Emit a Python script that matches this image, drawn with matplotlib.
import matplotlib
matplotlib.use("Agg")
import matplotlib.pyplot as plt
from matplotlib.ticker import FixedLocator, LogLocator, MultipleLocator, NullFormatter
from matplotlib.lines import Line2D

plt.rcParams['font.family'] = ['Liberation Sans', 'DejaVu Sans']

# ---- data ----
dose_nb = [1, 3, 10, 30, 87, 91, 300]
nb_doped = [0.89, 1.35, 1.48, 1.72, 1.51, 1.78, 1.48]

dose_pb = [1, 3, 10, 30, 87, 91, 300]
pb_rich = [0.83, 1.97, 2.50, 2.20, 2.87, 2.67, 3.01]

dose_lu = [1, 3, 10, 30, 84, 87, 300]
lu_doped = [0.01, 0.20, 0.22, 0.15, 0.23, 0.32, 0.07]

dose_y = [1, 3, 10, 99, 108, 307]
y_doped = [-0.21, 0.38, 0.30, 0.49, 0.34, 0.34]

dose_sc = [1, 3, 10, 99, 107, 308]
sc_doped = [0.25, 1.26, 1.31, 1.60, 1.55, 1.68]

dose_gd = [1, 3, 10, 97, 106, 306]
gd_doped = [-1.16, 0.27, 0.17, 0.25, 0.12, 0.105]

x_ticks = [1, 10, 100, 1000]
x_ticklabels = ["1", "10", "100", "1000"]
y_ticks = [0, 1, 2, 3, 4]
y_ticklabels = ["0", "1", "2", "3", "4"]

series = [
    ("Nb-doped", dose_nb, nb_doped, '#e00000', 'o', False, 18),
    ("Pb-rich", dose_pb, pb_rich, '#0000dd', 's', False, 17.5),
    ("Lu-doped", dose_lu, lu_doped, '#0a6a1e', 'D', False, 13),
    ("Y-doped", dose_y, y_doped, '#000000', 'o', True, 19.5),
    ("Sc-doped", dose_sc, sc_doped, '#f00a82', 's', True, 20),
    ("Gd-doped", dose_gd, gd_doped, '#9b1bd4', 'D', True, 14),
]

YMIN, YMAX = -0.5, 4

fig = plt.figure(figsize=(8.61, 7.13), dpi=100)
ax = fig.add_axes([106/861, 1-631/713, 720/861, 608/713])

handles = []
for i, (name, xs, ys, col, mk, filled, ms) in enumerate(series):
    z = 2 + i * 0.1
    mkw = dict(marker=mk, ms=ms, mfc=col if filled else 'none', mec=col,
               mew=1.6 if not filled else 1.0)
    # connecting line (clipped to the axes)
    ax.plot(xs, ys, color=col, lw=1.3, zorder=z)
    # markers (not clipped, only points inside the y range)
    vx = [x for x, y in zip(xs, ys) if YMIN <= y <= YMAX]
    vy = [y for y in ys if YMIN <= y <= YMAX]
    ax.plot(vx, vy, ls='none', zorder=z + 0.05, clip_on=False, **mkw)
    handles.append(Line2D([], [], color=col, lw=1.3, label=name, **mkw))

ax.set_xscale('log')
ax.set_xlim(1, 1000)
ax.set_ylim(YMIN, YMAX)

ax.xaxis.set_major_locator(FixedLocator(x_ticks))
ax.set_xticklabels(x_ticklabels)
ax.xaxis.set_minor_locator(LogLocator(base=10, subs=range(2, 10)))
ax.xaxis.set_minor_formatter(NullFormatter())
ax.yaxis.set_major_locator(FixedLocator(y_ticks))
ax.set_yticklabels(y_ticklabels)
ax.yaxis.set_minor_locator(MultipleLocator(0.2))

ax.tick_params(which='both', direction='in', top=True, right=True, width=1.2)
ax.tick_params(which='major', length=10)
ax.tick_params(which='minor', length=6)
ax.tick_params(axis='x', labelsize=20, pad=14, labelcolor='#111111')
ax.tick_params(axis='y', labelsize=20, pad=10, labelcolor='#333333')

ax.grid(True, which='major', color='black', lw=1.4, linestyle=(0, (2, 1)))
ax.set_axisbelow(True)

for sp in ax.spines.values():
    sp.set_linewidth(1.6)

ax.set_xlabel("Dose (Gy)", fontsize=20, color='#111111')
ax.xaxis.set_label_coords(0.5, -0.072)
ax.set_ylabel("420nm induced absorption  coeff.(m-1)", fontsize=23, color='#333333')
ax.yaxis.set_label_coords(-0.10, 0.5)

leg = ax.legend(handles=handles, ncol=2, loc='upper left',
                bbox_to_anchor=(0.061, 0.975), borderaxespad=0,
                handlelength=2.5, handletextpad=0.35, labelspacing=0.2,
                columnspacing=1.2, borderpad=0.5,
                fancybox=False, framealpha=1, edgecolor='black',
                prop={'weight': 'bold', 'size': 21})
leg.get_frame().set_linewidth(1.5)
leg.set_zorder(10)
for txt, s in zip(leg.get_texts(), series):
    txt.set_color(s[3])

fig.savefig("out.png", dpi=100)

**********

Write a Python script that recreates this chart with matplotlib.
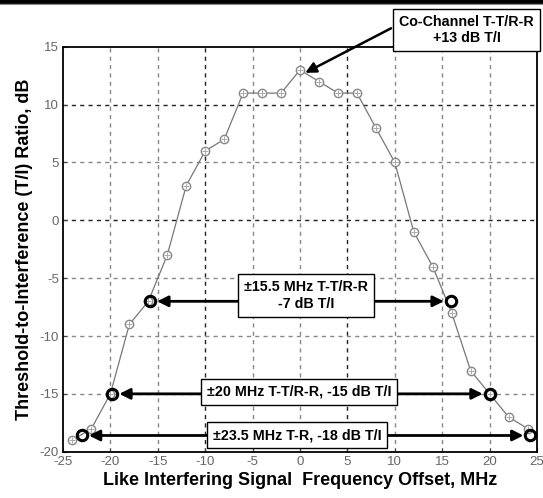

**********

● Short problem
Extract each line holding the word "that" from the records.

● Complete output
Emit a Python script that matches this image, drawn with matplotlib.
Write a Python script that recreates this chart with matplotlib.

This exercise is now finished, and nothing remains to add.